Pepusch left quite a large oeuvre. He contributed to nearly every genre in vogue in his time: concerti grossi, solo and trio sonatas, sacred music, odes and music for the theatre. This disc sheds light on one particular genre: the secular cantata. This was modelled after the Italian chamber cantata, whose basic form had been laid down by Alessandro Scarlatti. It usually consisted of two pairs of recitative and aria, scored for solo voice and basso continuo. However, he and composers following in his footsteps, often took the freedom to derive from this model, for instance by omitting one aria, or adding a third recitative-aria pair. In the course of time, melody instruments also made their appearance in such cantatas, such as the recorder or the violin. Pepusch's four cantatas, all recorded here for the first time, demonstrate the freedom composers took. Two are in the usual form of two recitatives and two arias, whereas the other two omit the opening recitative. In his recitatives Pepusch sometimes turns to the form of an arioso. Robert Rawson, in his liner-notes, points out that English music lovers had considerable problems with secco recitatives, and composers were well advised to keep them short. Pepusch undoubedly took that to heart, and inserting an arioso passage was one way to avoid boredom.
Another feature of his cantatas is the addition of an obbligato instrumental part. In Kindly fate at length release me, he adds a trumpet part to the second aria; it opens with a sinfonia in which the trumpet makes its entrance. The addition of such a part suggests that at least some of Pepusch's cantatas were not intended for domestic music making in amateur circles, but rather, for instance, for performance in the theatre. In the case of While pale Britannia pensive sate such a performance is documented. This cantata, which includes an obbligato trumpet part in the second aria, was performed between the two acts of Pepusch's masque Venus and Adonis in 1714. The singer was Margarita de L'Epine, Pepusch's wife, who also sang the role of Adonis in the masque. Chloe is another example of a cantata apparently intended for professional performers, considering the coloratura in the vocal part, and the obbligato part for oboe, an instrument which was not very common in amateur circles. The sonata for oboe and trumpet is a specimen of Pepusch's instrumental oeuvre. It is in a rather unusual order of movements: two slow movements are followed by a pastorale and an allegro.

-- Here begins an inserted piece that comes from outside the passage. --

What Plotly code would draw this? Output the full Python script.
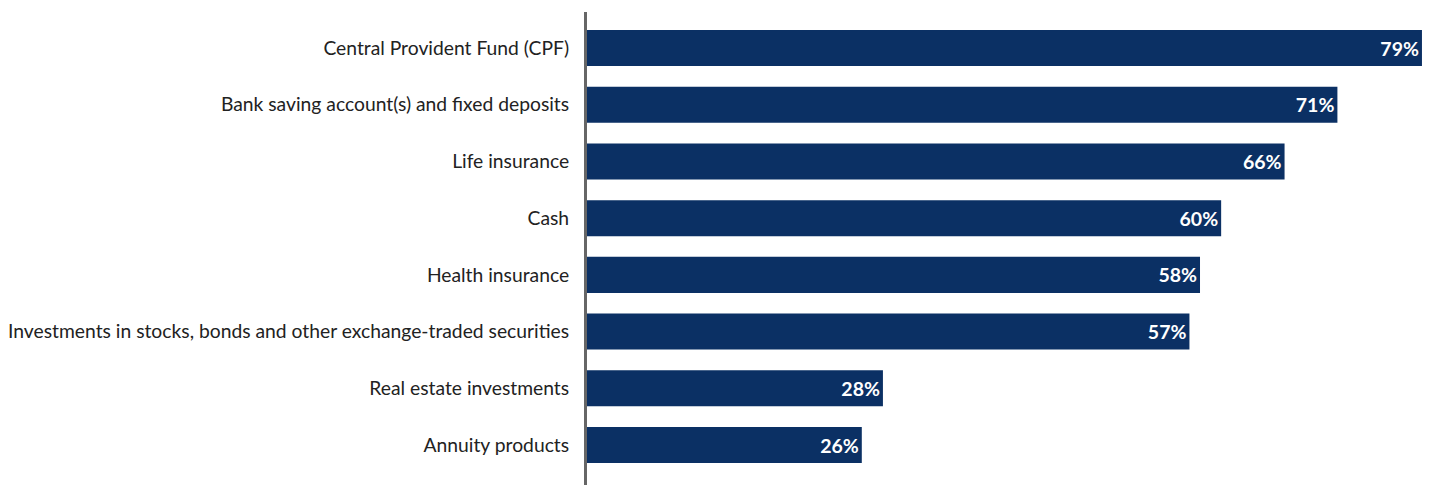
import plotly.graph_objects as go

categories = [
    "Central Provident Fund (CPF)",
    "Bank saving account(s) and fixed deposits",
    "Life insurance",
    "Cash",
    "Health insurance",
    "Investments in stocks, bonds and other exchange-traded securities",
    "Real estate investments",
    "Annuity products",
]
shares = [79, 71, 66, 60, 58, 57, 28, 26]
labels = [f"{v}%" for v in shares]

fig = go.Figure(
    go.Bar(
        x=shares,
        y=categories,
        orientation="h",
        marker=dict(color="#0b3064", line=dict(width=0)),
        width=0.635,
        text=labels,
        textposition="inside",
        insidetextanchor="end",
        textfont=dict(family="Lato", size=19.5, color="white", weight="bold"),
        hoverinfo="skip",
    )
)

fig.update_layout(
    width=1432,
    height=485,
    margin=dict(l=587, r=0, t=12, b=0),
    paper_bgcolor="white",
    plot_bgcolor="white",
    showlegend=False,
    uniformtext=dict(minsize=19, mode="show"),
    font=dict(family="Lato", size=19.3, color="#222222"),
)
fig.update_xaxes(
    range=[0, 79.95],
    visible=False,
    showgrid=False,
    zeroline=False,
)
fig.update_yaxes(
    categoryorder="array",
    categoryarray=categories,
    range=[7.705, -0.635],
    showline=True,
    linecolor="#666666",
    linewidth=3,
    showgrid=False,
    zeroline=False,
    ticks="",
    ticklabelstandoff=11,
    tickfont=dict(family="Lato", size=19.3, color="#222222"),
)

fig.write_html("out.html")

The popularity of the Italian style not only resulted in an influx of foreign composers writing in that style, but also in English-born composers embracing it, and composing in the Italian manner. One of them was William Corbett, who was educated as a violinist, and as a composer started by contributing music to stage works. He published four sets of sonatas, but has become best known for his collection of 35 concertos which were printed under the title of Le bizarrie universali in 1728. Apparently they were appreciated, as a reprint came from the press that same year, and another was published around 1742. Corbett frequented Italy and was married to an Italian opera singer. His concertos bear the name of several Italian cities, but also refer to other parts of Europe, such as Al'Irlandese, Alla Spagniola and, of course, Al'Inglese. However, they are all firmly written in the Italian style.
The composer who was responsible for the popularity of the Italian style in England, was Corelli. The love for his music remained unbroken during the 18th century. This resulted in many arrangements of his oeuvre, including the sonatas Op. 5. They were printed in arrangements for recorder, but also for a string band, turning them from solo sonatas to concerti grossi. Francesco Geminiani, who claimed to be a pupil of Corelli, published all the sonatas Op. 5 as concerti grossi. Obadiah Shuttleworth selected the sonatas 1 and 11 and published them in his own adaptations as concerti grossi in 1729. He was a violinist and organist, and apparently a very good one. His extant oeuvre is rather small, and it can not surprise that none of his works seems to have been recorded before. It would certainly be interesting to hear some of his original compositions.
This is a highly interesting disc, which sheds light on the lively music scene in early-18th-century England and further documents that the taste of the nation was very much Italian. William Russell, the founder of Spiritato, explains in the booklet that he has always enjoyed searching "'off the map', looking beyond the usual list of composers and exploring the gaps in our knowledge of baroque music". This disc is a perfect example, as all the pieces, with the exception of Pepusch's sonata, are appearing on disc here for the very first time. Some of Corbett's concerti in Le bizarrie universali are available on disc: in 1991 nine of them were recorded by the European Community Baroque Orchestra under the direction of Roy Goodman (Channel Classics). That disc is still available, and if you like the concertos included here, you are advised to look for that one. It would be nice if this interesting collection would be available on disc complete. Pepusch is probably better represented on disc. The masque Venus and Adonis mentioned above was recorded by The Harmonious Society of Tickle-Fiddle Gentlemen, directed by Robert Rawson. The same ensemble recorded 'Concertos and Overtures for London'; both discs were released by Ramée. As far as his cantatas are concerned, at least two discs are available: one by Bergen Barokk (BIS, 1998) and one by Felix Rienth and La Tempesta Basel (Enchiriadis, 2008). The present disc offers a substantial increase in this department, and confirms that he was a fine composer for the voice. I am impressed by Ciara Hendrick's performances, who touches the right chords and who has a very pleasant and agile voice. Here and there she could have reduced her vibrato a little further, but overall it didn't really spoil my enjoyment. In the arias with obbligato instrumental parts, there is a lovely interplay between voice and instrument.
The instrumental works receive sparkling performances from Spiritato, an ensemble I had not heard before, but which I will keep an eye on. It cannot be appreciated enough, when performers are willing to explore unknown territory. It may well result in the discovery of music of high quality, as this disc shows. May more of this kind follow.